И, помолчав, добавил:

– А кто не хочет, тот не читает.

Это конец июня 1941 года, а уже в июле Лев Львович пошел добровольцем в Красную Армию, прорывал блокаду, закончил войну полковником и директором «Музея обороны Ленинграда», куда блокадники несли свои драгоценные реликвии, весь свой ужас, все сохраненное и выстраданное. Публичную библиотеку Лев Львович возглавил по совместительству, уйти из «Обороны Ленинграда» было невозможно, да и называли его в городе «блокадным директором». Но в музее было много оружия, и не важно, что битого, ни к чему не годного, оно же когда-то стреляло, с ним могли замышлять покушение на тов. Сталина, значит, оно злодейски готовилось. Музей был закрыт и разгромлен, бесценные экспонаты выброшены на улицу и уничтожены, а сам Лев Львович получил «25 лет тюремного заключения, с поражением в правах на 5 лет». Про этот приговор он потом говорил: «Ну ладно, двадцать пять лет тюрьмы – куда ни шло, но потом в течение пяти лет не голосовать – нет, это уже слишком жестоко!» Тоже ведь, «эх, как сказал», причем в моем любимом роде – мягкой, даже мягчайшей иронии, самой нежной, самой убийственной.

Если влюбляться в девочку, то в Тотю, если в мальчика, то в Ракова, и какая разница, что их нет в живых? Ведь прекраснейшей Тотей пленялся не только Орбели, но и Щеголев, и Пунин, а Лев Львович – вообще лучший, единственный, без всякой поганой расхожей андрогинности, умный и мужественный, такую комбинацию давно не носят. Он при речистом своем интеллекте был совсем мальчик-мальчик, мечтал стать моряком, но в военное училище его из-за дворянства не взяли, пришлось сделаться историком и в сталинском лагере потом сочинять «Новейшего Плутарха», шутейного, понятное дело. Но выставку про русское оружие он в тридцатые годы в Эрмитаже делал всерьез и, выйдя из лагеря, всерьез работал над книгой о форменной одежде.

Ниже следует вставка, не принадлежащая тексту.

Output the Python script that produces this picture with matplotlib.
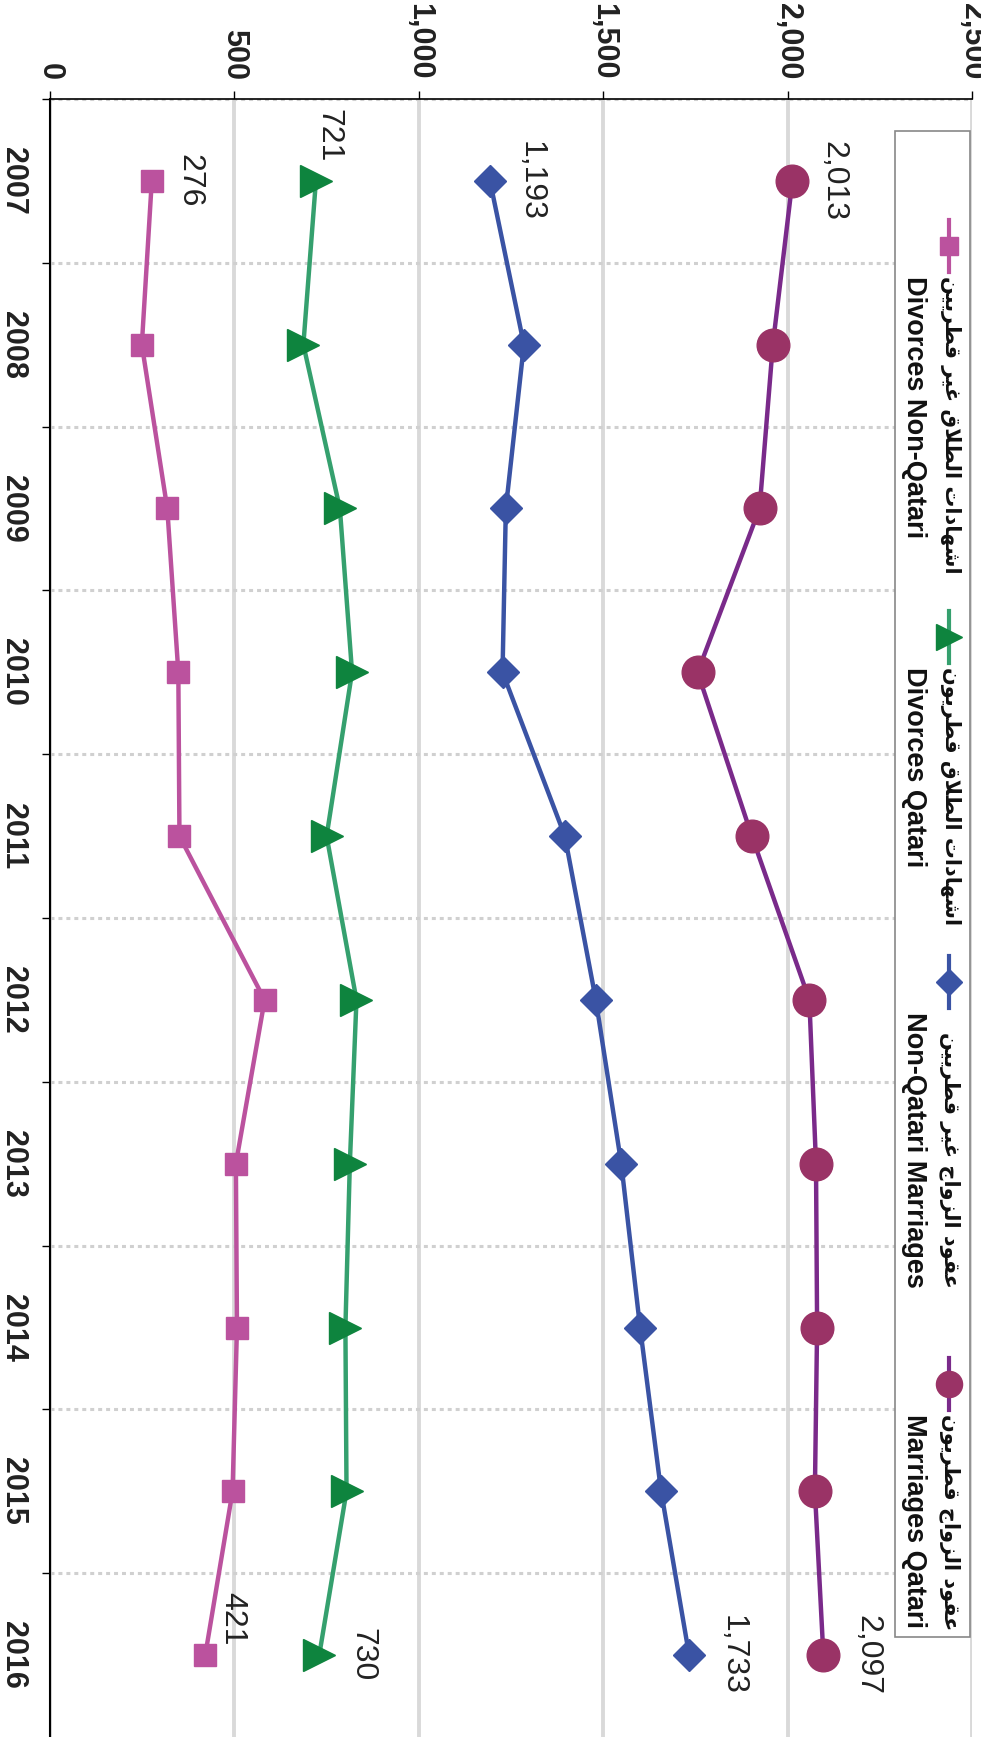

Для людей из 1976 года форменная одежда была отстоем, хорошая одежда должна быть фирменной, Леон уважал пальто старинного кроя Loden, классический виски и сигареты из «Березки», сыну членкора к ним полагалась академическая дочка, и она была в ассортименте. Я был призван придать этой немножко типовой элегантности остроту и продвинутость небанальных соединений.